> **Problem details**:
Your task is to copy every line of this material exactly.

## begin Available data

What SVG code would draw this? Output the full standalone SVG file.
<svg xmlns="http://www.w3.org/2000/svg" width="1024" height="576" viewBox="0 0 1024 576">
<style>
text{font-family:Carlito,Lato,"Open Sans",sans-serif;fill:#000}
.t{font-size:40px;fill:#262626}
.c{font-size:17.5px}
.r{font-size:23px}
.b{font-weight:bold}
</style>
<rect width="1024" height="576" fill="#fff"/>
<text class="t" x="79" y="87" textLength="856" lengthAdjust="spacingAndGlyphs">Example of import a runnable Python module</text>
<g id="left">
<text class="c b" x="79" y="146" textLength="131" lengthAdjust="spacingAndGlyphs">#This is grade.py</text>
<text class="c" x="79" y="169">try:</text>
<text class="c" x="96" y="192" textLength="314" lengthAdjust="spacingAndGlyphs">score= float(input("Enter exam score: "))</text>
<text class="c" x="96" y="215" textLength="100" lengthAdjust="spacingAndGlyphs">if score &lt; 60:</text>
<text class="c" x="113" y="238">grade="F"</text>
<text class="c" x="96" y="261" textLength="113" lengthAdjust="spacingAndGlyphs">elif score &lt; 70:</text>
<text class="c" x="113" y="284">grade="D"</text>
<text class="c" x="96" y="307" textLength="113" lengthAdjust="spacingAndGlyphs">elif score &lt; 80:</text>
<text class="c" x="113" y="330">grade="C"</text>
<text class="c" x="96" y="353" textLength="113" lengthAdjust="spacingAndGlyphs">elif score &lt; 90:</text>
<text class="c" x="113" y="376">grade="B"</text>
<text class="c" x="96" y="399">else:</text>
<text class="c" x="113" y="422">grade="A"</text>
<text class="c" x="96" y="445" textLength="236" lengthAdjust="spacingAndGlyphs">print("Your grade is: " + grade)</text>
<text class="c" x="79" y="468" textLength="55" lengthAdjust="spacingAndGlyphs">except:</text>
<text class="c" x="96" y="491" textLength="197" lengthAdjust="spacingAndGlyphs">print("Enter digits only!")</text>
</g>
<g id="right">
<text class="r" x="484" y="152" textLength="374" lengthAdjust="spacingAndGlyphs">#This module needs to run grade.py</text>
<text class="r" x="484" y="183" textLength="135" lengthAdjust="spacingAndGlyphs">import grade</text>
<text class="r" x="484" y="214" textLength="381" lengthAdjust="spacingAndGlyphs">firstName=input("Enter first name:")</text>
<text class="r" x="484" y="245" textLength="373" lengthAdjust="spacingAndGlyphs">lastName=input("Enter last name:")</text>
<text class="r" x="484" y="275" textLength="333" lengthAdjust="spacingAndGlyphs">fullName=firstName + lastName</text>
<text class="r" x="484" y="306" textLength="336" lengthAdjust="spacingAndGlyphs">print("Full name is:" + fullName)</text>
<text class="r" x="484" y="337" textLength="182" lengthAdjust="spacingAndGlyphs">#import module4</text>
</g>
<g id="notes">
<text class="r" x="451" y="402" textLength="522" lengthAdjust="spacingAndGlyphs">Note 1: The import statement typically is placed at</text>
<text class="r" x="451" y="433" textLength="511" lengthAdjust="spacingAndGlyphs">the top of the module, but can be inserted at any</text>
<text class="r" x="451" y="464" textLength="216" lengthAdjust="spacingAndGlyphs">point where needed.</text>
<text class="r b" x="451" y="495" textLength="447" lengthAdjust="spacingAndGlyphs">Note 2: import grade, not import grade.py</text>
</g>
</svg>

## end Available data

> **Expected answer**:
What SVG code would draw this? Output the full standalone SVG file.
<svg xmlns="http://www.w3.org/2000/svg" width="1024" height="576" viewBox="0 0 1024 576">
<style>
text{font-family:Carlito,Lato,"Open Sans",sans-serif;fill:#000}
.t{font-size:40px;fill:#262626}
.c{font-size:17.5px}
.r{font-size:23px}
.b{font-weight:bold}
</style>
<rect width="1024" height="576" fill="#fff"/>
<text class="t" x="79" y="87" textLength="856" lengthAdjust="spacingAndGlyphs">Example of import a runnable Python module</text>
<g id="left">
<text class="c b" x="79" y="146" textLength="131" lengthAdjust="spacingAndGlyphs">#This is grade.py</text>
<text class="c" x="79" y="169">try:</text>
<text class="c" x="96" y="192" textLength="314" lengthAdjust="spacingAndGlyphs">score= float(input("Enter exam score: "))</text>
<text class="c" x="96" y="215" textLength="100" lengthAdjust="spacingAndGlyphs">if score &lt; 60:</text>
<text class="c" x="113" y="238">grade="F"</text>
<text class="c" x="96" y="261" textLength="113" lengthAdjust="spacingAndGlyphs">elif score &lt; 70:</text>
<text class="c" x="113" y="284">grade="D"</text>
<text class="c" x="96" y="307" textLength="113" lengthAdjust="spacingAndGlyphs">elif score &lt; 80:</text>
<text class="c" x="113" y="330">grade="C"</text>
<text class="c" x="96" y="353" textLength="113" lengthAdjust="spacingAndGlyphs">elif score &lt; 90:</text>
<text class="c" x="113" y="376">grade="B"</text>
<text class="c" x="96" y="399">else:</text>
<text class="c" x="113" y="422">grade="A"</text>
<text class="c" x="96" y="445" textLength="236" lengthAdjust="spacingAndGlyphs">print("Your grade is: " + grade)</text>
<text class="c" x="79" y="468" textLength="55" lengthAdjust="spacingAndGlyphs">except:</text>
<text class="c" x="96" y="491" textLength="197" lengthAdjust="spacingAndGlyphs">print("Enter digits only!")</text>
</g>
<g id="right">
<text class="r" x="484" y="152" textLength="374" lengthAdjust="spacingAndGlyphs">#This module needs to run grade.py</text>
<text class="r" x="484" y="183" textLength="135" lengthAdjust="spacingAndGlyphs">import grade</text>
<text class="r" x="484" y="214" textLength="381" lengthAdjust="spacingAndGlyphs">firstName=input("Enter first name:")</text>
<text class="r" x="484" y="245" textLength="373" lengthAdjust="spacingAndGlyphs">lastName=input("Enter last name:")</text>
<text class="r" x="484" y="275" textLength="333" lengthAdjust="spacingAndGlyphs">fullName=firstName + lastName</text>
<text class="r" x="484" y="306" textLength="336" lengthAdjust="spacingAndGlyphs">print("Full name is:" + fullName)</text>
<text class="r" x="484" y="337" textLength="182" lengthAdjust="spacingAndGlyphs">#import module4</text>
</g>
<g id="notes">
<text class="r" x="451" y="402" textLength="522" lengthAdjust="spacingAndGlyphs">Note 1: The import statement typically is placed at</text>
<text class="r" x="451" y="433" textLength="511" lengthAdjust="spacingAndGlyphs">the top of the module, but can be inserted at any</text>
<text class="r" x="451" y="464" textLength="216" lengthAdjust="spacingAndGlyphs">point where needed.</text>
<text class="r b" x="451" y="495" textLength="447" lengthAdjust="spacingAndGlyphs">Note 2: import grade, not import grade.py</text>
</g>
</svg>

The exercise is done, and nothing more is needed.